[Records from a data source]
_ _ _ _ _

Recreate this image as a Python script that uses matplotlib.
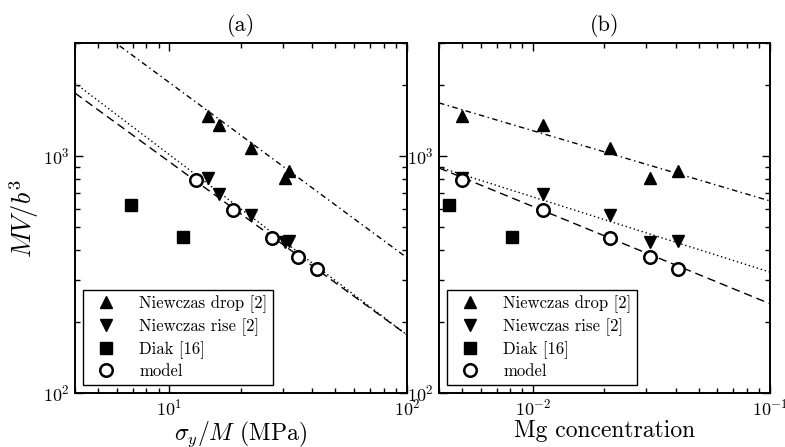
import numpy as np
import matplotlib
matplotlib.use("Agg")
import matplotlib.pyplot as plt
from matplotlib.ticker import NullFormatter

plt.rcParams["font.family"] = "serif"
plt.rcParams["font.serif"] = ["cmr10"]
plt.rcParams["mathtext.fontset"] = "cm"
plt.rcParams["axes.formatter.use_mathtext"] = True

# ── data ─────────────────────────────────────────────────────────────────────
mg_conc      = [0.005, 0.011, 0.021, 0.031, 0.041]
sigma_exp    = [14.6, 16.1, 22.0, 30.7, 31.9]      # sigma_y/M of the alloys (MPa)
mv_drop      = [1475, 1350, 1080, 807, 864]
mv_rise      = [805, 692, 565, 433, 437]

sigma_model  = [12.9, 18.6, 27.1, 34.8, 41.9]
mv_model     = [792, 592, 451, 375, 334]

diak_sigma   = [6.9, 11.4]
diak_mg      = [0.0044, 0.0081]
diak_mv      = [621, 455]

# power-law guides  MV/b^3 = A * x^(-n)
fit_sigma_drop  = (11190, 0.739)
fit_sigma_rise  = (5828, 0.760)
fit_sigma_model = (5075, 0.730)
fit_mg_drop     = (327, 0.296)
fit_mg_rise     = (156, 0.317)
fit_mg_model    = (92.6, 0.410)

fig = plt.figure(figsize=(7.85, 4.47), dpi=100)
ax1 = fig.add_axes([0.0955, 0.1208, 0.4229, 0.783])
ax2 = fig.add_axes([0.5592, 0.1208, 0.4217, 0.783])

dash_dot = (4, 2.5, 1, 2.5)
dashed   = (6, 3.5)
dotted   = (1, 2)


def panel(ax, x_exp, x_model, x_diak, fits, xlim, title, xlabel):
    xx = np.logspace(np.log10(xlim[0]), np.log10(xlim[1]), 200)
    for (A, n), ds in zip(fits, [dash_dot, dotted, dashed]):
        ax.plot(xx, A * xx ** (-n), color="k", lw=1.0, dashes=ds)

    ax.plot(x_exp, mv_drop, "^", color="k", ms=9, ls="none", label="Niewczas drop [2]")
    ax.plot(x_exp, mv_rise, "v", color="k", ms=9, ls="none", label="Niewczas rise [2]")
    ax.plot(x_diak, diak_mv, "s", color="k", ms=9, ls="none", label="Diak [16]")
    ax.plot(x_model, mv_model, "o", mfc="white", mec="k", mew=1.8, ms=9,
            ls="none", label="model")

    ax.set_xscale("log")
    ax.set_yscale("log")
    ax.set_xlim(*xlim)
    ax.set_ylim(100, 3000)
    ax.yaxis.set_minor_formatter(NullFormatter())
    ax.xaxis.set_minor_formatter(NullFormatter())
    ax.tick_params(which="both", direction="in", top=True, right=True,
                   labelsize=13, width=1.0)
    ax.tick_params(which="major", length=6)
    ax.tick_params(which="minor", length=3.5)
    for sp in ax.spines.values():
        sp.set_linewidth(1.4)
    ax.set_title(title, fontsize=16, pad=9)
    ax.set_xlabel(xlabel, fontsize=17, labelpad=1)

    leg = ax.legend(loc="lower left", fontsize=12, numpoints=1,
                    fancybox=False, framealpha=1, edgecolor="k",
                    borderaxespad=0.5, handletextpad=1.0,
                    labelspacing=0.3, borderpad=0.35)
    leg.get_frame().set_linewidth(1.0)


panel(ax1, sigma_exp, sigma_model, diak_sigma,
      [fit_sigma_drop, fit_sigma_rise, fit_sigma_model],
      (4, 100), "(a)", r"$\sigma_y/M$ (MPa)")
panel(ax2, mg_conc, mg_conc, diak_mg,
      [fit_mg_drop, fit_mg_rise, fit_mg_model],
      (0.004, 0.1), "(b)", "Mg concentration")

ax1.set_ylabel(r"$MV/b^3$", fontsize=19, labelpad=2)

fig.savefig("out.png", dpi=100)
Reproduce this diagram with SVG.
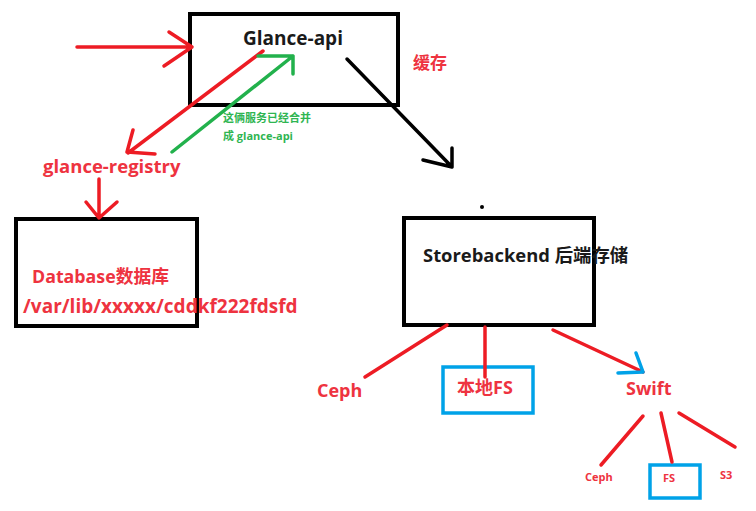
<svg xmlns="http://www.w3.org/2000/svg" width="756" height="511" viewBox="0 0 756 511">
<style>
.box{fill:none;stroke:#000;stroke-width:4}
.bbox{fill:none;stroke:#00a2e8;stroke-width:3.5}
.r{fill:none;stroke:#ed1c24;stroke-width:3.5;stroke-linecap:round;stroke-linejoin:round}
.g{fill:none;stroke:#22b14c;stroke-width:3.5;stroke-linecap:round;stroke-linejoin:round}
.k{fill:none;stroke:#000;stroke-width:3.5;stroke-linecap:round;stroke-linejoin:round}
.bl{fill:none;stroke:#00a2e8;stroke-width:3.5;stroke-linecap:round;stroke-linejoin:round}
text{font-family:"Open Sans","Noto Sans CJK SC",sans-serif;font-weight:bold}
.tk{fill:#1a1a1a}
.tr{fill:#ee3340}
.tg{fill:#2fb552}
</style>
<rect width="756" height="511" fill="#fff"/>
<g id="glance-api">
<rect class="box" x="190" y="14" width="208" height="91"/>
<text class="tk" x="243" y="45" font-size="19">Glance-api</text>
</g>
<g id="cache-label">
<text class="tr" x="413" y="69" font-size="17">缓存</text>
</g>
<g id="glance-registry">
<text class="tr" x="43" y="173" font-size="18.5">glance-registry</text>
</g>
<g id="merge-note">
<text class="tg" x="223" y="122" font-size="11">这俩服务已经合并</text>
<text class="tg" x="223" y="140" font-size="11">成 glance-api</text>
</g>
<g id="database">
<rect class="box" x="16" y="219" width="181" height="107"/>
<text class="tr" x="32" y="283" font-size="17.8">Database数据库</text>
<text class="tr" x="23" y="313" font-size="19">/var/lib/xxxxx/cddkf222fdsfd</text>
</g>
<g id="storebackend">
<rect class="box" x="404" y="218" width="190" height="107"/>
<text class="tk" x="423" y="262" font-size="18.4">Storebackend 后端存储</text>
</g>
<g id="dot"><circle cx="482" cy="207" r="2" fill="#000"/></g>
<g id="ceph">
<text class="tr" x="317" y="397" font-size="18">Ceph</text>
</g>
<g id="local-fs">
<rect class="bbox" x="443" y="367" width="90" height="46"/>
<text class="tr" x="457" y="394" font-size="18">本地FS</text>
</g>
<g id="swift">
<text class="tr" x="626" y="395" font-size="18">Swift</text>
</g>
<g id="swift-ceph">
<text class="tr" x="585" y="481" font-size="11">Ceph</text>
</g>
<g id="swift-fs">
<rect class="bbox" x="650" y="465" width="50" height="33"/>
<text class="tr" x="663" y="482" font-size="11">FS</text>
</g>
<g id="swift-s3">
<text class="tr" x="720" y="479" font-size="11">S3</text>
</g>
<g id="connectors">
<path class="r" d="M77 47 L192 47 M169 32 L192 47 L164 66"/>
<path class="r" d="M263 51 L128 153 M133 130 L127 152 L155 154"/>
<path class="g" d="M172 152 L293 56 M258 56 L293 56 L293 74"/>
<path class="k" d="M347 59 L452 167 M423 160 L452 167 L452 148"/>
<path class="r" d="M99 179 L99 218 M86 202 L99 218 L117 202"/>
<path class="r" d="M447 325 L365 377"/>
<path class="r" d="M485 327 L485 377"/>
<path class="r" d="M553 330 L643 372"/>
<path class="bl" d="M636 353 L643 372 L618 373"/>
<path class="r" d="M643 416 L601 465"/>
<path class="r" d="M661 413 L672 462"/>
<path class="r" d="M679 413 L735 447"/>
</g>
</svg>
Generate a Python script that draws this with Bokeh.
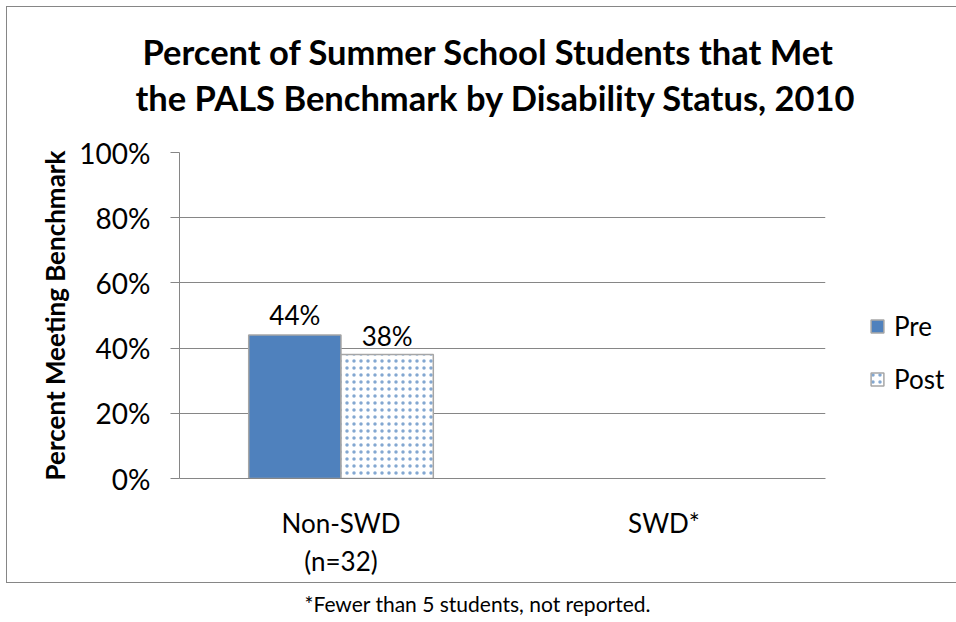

_ _ _ _ _

§ **WORK TO COMPLETE**: Repeat the lines exactly as they stand, from the opening line of the data through the line with "from matplotlib.ticker import NullFormatter". Pictures stay out of the copy.

§ **THE REPLY**:
Recreate this image as a Python script that uses matplotlib.
import numpy as np
import matplotlib
matplotlib.use("Agg")
import matplotlib.pyplot as plt
from matplotlib.ticker import NullFormatter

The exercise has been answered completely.